GIVEN REQUEST » Extract only the lines running from the top of the entries to the line that holds "const labeled = days.filter((t, i)". Include that line and omit the pictures.

DATASET RECORDS »
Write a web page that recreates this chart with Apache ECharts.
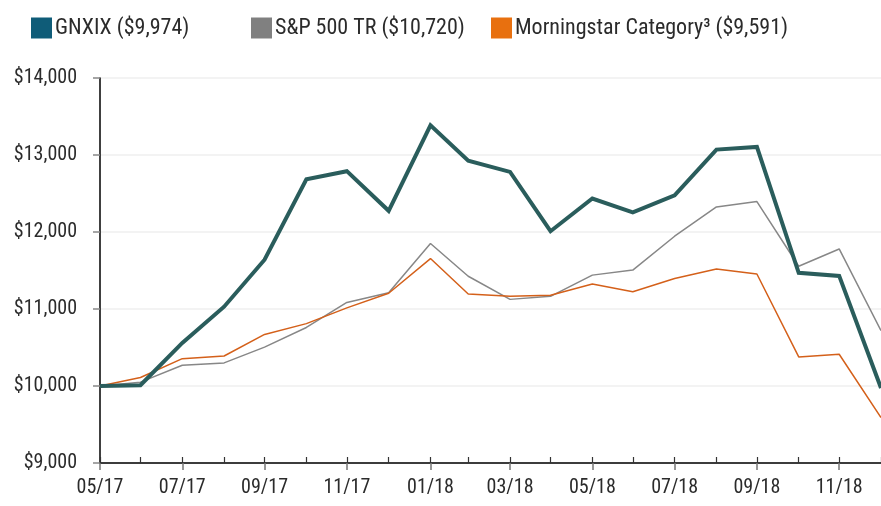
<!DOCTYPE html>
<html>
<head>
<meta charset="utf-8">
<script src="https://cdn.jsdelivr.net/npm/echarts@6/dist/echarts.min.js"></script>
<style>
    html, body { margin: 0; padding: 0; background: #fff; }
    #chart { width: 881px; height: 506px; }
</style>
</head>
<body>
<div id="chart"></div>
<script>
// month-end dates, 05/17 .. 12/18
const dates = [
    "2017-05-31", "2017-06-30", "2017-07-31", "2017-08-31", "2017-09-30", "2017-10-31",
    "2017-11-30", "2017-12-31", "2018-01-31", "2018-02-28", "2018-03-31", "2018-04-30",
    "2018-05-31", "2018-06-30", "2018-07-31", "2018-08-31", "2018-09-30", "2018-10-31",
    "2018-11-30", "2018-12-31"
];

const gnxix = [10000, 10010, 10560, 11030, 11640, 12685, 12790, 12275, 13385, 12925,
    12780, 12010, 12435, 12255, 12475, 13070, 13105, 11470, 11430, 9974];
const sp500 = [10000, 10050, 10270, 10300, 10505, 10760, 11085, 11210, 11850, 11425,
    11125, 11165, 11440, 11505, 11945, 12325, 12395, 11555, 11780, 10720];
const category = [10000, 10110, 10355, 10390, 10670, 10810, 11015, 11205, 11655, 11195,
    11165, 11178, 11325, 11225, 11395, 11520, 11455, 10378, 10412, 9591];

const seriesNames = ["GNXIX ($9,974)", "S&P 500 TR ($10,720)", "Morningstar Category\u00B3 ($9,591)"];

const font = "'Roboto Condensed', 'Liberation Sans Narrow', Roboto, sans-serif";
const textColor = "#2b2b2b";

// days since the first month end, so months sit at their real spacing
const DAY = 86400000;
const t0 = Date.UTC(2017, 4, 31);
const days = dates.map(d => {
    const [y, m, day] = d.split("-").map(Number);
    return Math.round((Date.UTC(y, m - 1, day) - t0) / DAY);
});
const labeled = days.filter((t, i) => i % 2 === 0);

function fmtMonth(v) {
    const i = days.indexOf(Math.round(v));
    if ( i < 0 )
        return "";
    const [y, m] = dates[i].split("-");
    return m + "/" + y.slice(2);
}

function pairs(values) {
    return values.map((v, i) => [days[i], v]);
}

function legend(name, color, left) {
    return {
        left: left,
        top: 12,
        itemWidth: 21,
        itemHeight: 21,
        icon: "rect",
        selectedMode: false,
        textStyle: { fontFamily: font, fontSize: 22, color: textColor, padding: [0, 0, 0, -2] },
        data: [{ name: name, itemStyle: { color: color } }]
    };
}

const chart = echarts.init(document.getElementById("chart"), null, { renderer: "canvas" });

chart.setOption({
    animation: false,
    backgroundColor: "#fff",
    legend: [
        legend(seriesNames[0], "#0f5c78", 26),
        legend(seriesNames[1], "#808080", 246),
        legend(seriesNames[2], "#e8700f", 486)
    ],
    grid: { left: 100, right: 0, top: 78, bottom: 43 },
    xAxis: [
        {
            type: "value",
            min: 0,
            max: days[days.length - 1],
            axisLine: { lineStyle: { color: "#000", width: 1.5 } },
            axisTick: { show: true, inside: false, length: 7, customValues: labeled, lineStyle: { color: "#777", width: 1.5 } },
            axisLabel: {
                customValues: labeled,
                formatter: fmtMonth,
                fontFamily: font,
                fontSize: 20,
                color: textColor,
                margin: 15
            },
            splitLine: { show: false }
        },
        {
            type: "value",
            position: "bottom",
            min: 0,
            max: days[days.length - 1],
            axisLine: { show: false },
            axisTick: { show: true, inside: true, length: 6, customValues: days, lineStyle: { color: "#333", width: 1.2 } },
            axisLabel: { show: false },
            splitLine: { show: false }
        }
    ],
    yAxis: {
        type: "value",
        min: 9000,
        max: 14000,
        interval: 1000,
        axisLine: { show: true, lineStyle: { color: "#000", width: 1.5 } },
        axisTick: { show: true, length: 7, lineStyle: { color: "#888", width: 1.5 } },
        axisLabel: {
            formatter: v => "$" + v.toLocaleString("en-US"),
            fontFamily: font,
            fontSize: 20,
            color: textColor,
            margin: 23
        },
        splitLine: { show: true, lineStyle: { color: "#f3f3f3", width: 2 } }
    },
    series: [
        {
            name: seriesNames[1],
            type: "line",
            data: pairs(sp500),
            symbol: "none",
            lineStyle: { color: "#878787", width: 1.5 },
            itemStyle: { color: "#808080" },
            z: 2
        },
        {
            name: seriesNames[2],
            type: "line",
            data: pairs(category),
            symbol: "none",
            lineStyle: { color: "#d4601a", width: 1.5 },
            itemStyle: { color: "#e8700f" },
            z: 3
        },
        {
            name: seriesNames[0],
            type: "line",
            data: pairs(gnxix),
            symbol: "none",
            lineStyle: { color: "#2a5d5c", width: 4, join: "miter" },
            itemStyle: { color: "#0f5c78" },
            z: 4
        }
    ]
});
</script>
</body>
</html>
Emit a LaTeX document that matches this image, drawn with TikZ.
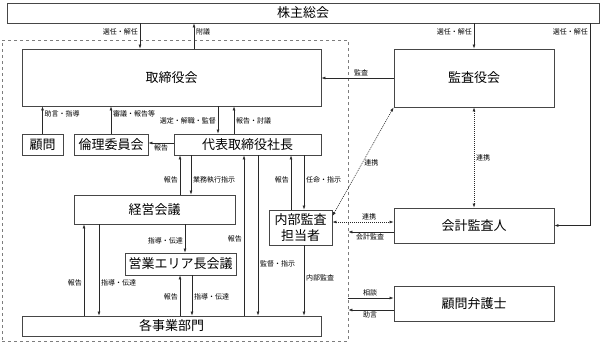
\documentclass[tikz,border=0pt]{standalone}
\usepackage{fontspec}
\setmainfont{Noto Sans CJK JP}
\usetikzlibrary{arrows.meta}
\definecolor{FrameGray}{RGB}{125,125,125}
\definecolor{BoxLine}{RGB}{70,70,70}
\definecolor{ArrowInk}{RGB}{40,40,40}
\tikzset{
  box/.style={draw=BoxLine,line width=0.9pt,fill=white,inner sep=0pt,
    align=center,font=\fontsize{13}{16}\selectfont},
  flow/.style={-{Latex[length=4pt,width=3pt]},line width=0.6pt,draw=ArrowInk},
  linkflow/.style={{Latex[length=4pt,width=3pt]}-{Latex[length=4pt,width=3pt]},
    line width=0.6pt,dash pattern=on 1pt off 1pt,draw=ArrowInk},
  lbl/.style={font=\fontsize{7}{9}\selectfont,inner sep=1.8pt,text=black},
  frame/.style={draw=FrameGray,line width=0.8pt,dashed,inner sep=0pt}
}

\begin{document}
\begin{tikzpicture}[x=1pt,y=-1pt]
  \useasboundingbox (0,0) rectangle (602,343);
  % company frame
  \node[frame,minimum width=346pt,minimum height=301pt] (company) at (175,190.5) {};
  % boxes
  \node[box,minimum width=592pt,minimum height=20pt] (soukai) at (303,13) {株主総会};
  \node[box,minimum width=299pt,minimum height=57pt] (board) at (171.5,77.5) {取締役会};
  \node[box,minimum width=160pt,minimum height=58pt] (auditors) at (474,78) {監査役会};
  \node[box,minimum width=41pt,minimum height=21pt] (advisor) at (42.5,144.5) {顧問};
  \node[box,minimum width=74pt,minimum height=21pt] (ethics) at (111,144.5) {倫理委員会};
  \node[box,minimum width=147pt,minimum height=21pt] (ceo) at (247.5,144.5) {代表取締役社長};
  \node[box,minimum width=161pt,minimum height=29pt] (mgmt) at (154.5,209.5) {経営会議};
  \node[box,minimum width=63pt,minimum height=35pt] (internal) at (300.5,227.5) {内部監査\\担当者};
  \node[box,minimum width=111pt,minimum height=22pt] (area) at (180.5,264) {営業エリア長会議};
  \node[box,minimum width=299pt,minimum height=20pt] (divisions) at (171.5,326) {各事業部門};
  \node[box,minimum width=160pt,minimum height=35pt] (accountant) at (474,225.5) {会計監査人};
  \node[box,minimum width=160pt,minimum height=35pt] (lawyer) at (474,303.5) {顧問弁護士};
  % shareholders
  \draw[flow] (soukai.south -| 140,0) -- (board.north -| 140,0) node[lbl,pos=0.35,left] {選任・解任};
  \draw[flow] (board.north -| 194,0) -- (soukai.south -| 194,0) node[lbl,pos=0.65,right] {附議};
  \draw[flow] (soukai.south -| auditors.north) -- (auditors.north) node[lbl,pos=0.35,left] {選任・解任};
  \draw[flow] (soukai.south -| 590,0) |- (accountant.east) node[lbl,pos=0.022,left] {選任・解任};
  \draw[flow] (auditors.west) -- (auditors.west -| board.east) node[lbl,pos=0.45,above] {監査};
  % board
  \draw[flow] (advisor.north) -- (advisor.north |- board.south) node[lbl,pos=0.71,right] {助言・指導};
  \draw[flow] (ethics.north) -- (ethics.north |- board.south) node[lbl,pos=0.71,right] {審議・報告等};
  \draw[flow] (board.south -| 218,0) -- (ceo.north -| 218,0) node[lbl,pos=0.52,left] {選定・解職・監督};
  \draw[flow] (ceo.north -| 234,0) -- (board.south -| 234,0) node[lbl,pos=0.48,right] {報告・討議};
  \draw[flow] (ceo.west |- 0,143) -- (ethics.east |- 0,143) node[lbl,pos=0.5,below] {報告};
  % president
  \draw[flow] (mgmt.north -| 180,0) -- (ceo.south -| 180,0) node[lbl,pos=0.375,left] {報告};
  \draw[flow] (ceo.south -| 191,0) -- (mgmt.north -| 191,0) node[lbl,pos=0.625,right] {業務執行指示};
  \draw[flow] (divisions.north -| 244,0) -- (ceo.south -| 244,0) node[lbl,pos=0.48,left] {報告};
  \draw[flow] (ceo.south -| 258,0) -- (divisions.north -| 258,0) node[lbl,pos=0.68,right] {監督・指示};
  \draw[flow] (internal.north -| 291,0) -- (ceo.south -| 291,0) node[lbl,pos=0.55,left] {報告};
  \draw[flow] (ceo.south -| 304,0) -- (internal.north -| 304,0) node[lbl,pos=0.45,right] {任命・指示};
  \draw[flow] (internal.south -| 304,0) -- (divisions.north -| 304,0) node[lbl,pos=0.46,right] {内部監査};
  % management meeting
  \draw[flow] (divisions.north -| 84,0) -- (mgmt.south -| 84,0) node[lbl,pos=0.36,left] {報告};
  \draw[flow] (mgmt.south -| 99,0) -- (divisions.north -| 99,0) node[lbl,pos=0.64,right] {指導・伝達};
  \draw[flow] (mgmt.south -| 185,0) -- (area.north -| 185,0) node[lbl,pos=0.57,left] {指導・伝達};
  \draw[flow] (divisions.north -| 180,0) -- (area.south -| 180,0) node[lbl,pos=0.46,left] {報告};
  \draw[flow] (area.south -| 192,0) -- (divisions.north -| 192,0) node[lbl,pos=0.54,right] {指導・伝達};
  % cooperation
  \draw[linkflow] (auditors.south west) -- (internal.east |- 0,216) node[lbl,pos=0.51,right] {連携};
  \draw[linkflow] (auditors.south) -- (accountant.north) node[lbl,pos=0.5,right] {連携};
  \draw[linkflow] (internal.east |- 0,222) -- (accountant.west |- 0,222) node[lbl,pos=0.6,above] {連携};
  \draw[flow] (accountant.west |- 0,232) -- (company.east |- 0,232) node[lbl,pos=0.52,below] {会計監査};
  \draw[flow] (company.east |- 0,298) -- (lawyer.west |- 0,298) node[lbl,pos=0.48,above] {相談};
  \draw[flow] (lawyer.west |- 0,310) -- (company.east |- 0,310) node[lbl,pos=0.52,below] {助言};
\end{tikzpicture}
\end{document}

REPLY »
Write a web page that recreates this chart with Apache ECharts.
<!DOCTYPE html>
<html>
<head>
<meta charset="utf-8">
<script src="https://cdn.jsdelivr.net/npm/echarts@6/dist/echarts.min.js"></script>
<style>
    html, body { margin: 0; padding: 0; background: #fff; }
    #chart { width: 881px; height: 506px; }
</style>
</head>
<body>
<div id="chart"></div>
<script>
// month-end dates, 05/17 .. 12/18
const dates = [
    "2017-05-31", "2017-06-30", "2017-07-31", "2017-08-31", "2017-09-30", "2017-10-31",
    "2017-11-30", "2017-12-31", "2018-01-31", "2018-02-28", "2018-03-31", "2018-04-30",
    "2018-05-31", "2018-06-30", "2018-07-31", "2018-08-31", "2018-09-30", "2018-10-31",
    "2018-11-30", "2018-12-31"
];

const gnxix = [10000, 10010, 10560, 11030, 11640, 12685, 12790, 12275, 13385, 12925,
    12780, 12010, 12435, 12255, 12475, 13070, 13105, 11470, 11430, 9974];
const sp500 = [10000, 10050, 10270, 10300, 10505, 10760, 11085, 11210, 11850, 11425,
    11125, 11165, 11440, 11505, 11945, 12325, 12395, 11555, 11780, 10720];
const category = [10000, 10110, 10355, 10390, 10670, 10810, 11015, 11205, 11655, 11195,
    11165, 11178, 11325, 11225, 11395, 11520, 11455, 10378, 10412, 9591];

const seriesNames = ["GNXIX ($9,974)", "S&P 500 TR ($10,720)", "Morningstar Category\u00B3 ($9,591)"];

const font = "'Roboto Condensed', 'Liberation Sans Narrow', Roboto, sans-serif";
const textColor = "#2b2b2b";

// days since the first month end, so months sit at their real spacing
const DAY = 86400000;
const t0 = Date.UTC(2017, 4, 31);
const days = dates.map(d => {
    const [y, m, day] = d.split("-").map(Number);
    return Math.round((Date.UTC(y, m - 1, day) - t0) / DAY);
});
const labeled = days.filter((t, i) => i % 2 === 0);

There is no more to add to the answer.